Ivanisevic – che ha raggiunto in carriera la seconda posizione mondiale – si è molto commosso per l’introduzione di McEnroe. Ha poi detto: “40 anni fa ho iniziato questo viaggio dalla piccola città di Spalato in Croazia e oggi sono a Newport“. Ha parlato dei suoi fan e di quanto sia stato frustrante per loro. “Non deve essere stato facile essere mio fan. Era deludente e triste. Probabilmente diverse persone hanno divorziato a causa mia. Ma una cosa è certa: era anche divertente essere miei fan“, ha detto Goran.
Ha poi citato un eccezionale giornalista croato di nome Neven Berticevic, sempre gentile con lui sulla stampa nel corso degli anni, proclamando: “Grazie, Neven, per tutte le belle cose scritte su di me!”

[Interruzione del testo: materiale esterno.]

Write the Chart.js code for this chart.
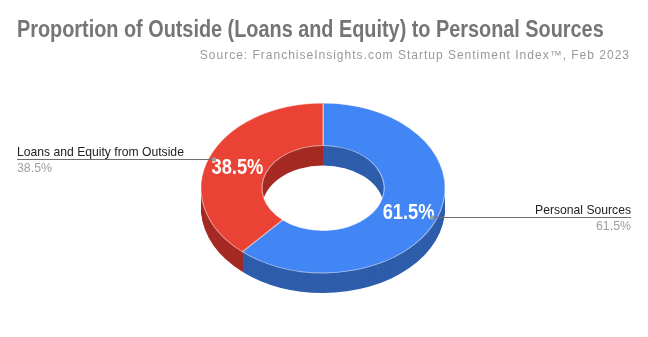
<!DOCTYPE html>
<html>
<head>
<meta charset="utf-8">
<script src="https://cdn.jsdelivr.net/npm/chart.js@4.4.1/dist/chart.umd.min.js"></script>
<style>
  html, body { margin: 0; padding: 0; background: #ffffff; }
  #wrap { width: 648px; height: 337px; position: relative; }
</style>
</head>
<body>
<div id="wrap"><canvas id="c" width="648" height="337"></canvas></div>
<script>
const titleText = 'Proportion of Outside (Loans and Equity) to Personal Sources';
const subtitleText = 'Source: FranchiseInsights.com Startup Sentiment Index\u2122, Feb 2023';
const categories = ['Personal Sources', 'Loans and Equity from Outside'];
const values = [61.5, 38.5];
const sliceLabels = ['61.5%', '38.5%'];
const topColors = ['#4285F4', '#EA4335'];
const sideColors = ['#2E5DAB', '#A52A23'];

const FONT = '"Liberation Sans", Arial, sans-serif';
const CX = 323, CY = 188, RX = 122, RY = 85, DEPTH = 20;

function applyT(ctx, el, offset) {
  const R = el.outerRadius;
  ctx.translate(CX, CY + offset);
  ctx.scale(RX / R, RY / R);
  ctx.translate(-el.x, -el.y);
}
function ringPath(ctx, el) {
  ctx.beginPath();
  ctx.arc(el.x, el.y, el.outerRadius, el.startAngle, el.endAngle);
  ctx.arc(el.x, el.y, el.innerRadius, el.endAngle, el.startAngle, true);
  ctx.closePath();
}
function mapPoint(angle, frac) {
  return { x: CX + Math.cos(angle) * RX * frac, y: CY + Math.sin(angle) * RY * frac };
}
function drawText(ctx, text, x, y, align, font, color, factor) {
  ctx.save();
  ctx.font = font;
  ctx.fillStyle = color;
  ctx.textAlign = align;
  ctx.textBaseline = 'alphabetic';
  ctx.translate(x, y);
  ctx.scale(factor, 1);
  ctx.fillText(text, 0, 0);
  ctx.restore();
}

const pie3d = {
  id: 'pie3d',
  beforeDatasetsDraw(chart) {
    const ctx = chart.ctx;
    const els = chart.getDatasetMeta(0).data;
    for (let d = DEPTH; d >= 1; d--) {
      ctx.save();
      applyT(ctx, els[0], d);
      els.forEach((el, i) => {
        ringPath(ctx, el);
        ctx.fillStyle = sideColors[i];
        ctx.fill();
      });
      ctx.restore();
    }
    ctx.save();
    applyT(ctx, els[0], 0);
  },
  afterDatasetsDraw(chart) {
    chart.ctx.restore();
  },
  afterDraw(chart) {
    const ctx = chart.ctx;
    const els = chart.getDatasetMeta(0).data;
    ctx.save();
    drawText(ctx, titleText, 17, 37, 'left', 'bold 23px ' + FONT, '#757575', 0.863);
    ctx.save();
    ctx.letterSpacing = '1px';
    drawText(ctx, subtitleText, 630, 59, 'right', '12px ' + FONT, '#999999', 1);
    ctx.restore();

    els.forEach((el, i) => {
      const mid = (el.startAngle + el.endAngle) / 2;
      const tp = mapPoint(mid, 0.75);
      drawText(ctx, sliceLabels[i], tp.x, tp.y + 8.5, 'center', 'bold 22px ' + FONT, '#ffffff', 0.83);
      const dp = mapPoint(mid, 0.955);
      const right = Math.cos(mid) > 0;
      const endX = right ? 631 : 17;
      const ly = Math.round(dp.y) + 0.5;
      ctx.strokeStyle = '#6f6f6f';
      ctx.lineWidth = 1;
      ctx.beginPath();
      ctx.moveTo(dp.x, ly);
      ctx.lineTo(endX, ly);
      ctx.stroke();
      ctx.fillStyle = '#9e9e9e';
      ctx.beginPath();
      ctx.arc(dp.x, ly, 2.2, 0, Math.PI * 2);
      ctx.fill();
      const align = right ? 'right' : 'left';
      drawText(ctx, categories[i], endX, ly - 3.5, align, '13px ' + FONT, '#222222', 0.935);
      drawText(ctx, sliceLabels[i], endX, ly + 12.5, align, '13px ' + FONT, '#9e9e9e', 0.95);
    });
    ctx.restore();
  }
};

new Chart(document.getElementById('c'), {
  type: 'doughnut',
  data: {
    labels: categories,
    datasets: [{
      data: values,
      backgroundColor: topColors,
      borderColor: 'rgba(255,255,255,0.55)',
      borderWidth: 1,
      clip: false
    }]
  },
  options: {
    responsive: false,
    animation: false,
    cutout: '50%',
    rotation: 0,
    layout: { padding: 60 },
    plugins: { legend: { display: false }, tooltip: { enabled: false }, title: { display: false } },
    events: []
  },
  plugins: [pie3d]
});
</script>
</body>
</html>
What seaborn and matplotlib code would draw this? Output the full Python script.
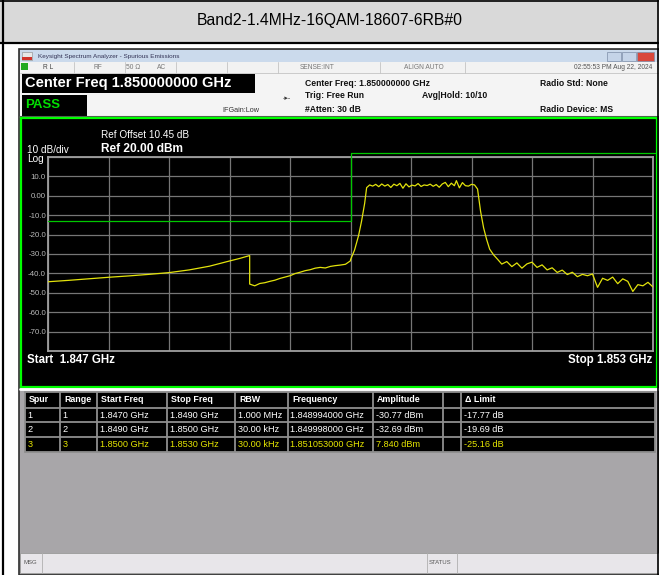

Poi Ivanisevic ha espresso un sentito ringraziamento ai suoi genitori per tutto quello che hanno fatto per formarlo e guidarlo nel corso degli anni. “E ora“, ha detto, “la cosa più importante – le due persone più importanti della mia carriera, mia madre e mio padre, due persone che hanno sacrificato la loro salute e la loro carriera e mi hanno dato amore incondizionato per aiutarmi a raggiungere il successo. Mamma e papà – non ci sono abbastanza ringraziamenti, non c’è niente che io possa dire o fare per ringraziarvi per tutto quello che avete fatto per me. E se mai dovessi rifare questo viaggio, vi sceglierei di nuovo come mia mamma e mio papà e lo affronterei di nuovo insieme a voi. Vi voglio bene, grazie di tutto“.
Ivanisevic ha inoltre menzionato sua moglie e i suoi tre figli, ha parlato in modo commovente del suo Paese e in modo divertente di Wimbledon per avergli dato una wild card nel 2001 che lo portò al tanto atteso trionfo su quei prati. Ha poi salutato il palco lasciando tutti i presenti felici di aver assistito alla sua introduzione nella Hall of Fame.
È stata una cerimonia eccezionale e una delle più belle che abbia visto. Ha tirato fuori il meglio da tante belle persone e ha suscitato in tutti noi un apprezzamento ancora più profondo per i nuovi membri dell’International Tennis Hall of Fame. Già adesso non vedo l’ora che arrivi il 2022.